Les NFTs peuvent se révéler avantageux pour les artistes qui peuvent ainsi être payés directement et avoir un plein contrôle sur leur travail, et ce sans devoir compter sur l'approbation d'une galerie traditionnelle ou de critiques. Les œuvres NFTs peuvent également être conçues pour percevoir des royalties sur de futures ventes, lesquelles sont reversées à l'artiste au fil du temps. Mais tout le monde peut lister un NFT, et il est arrivé que des personnes vendent des œuvres d'artistes sans autorisation. Tout NFT légitime doit être vérifié ou approuvé publiquement par l'artiste qui l'a produit. Si ce n'est pas le cas, elle est en soi sans valeur.
Toutefois, cela ne suffit pas à décourager les fraudeurs, et le potentiel d'enrichissement rapide (selon le schéma "get rich quick”) qui caractérise les collections de NFT donne lieu à un nombre incalculable de projets de copie (copycat), d'escroqueries (scam), d’arnaques de type pump-and-dump et d'attaques via phishing.
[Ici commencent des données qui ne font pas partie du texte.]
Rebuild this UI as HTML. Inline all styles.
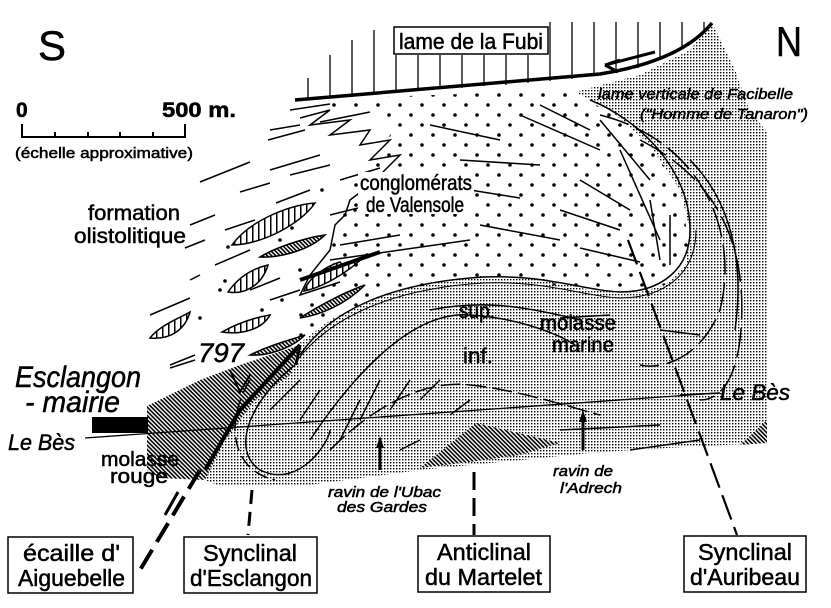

Il n'est donc pas surprenant que l'utilisation des NFTs comme signes extérieurs de richesse ou de possession de rareté soit un moyen rapide de devenir une cible, exactement comme dans le “monde réel”.
Parallèlement aux arts visuels, des NFTs ont été créés pour tous les types de médias et de signes extérieurs qui peuvent être liés à la propriété numérique. Parmi les exemples d'émetteurs de NFTs figurent les musiciens, les créateurs de mode, et d'autres objets de collection tels que les cartes à collectionner peuvent elles-mêmes être liées à des jeux basés sur des NFTs.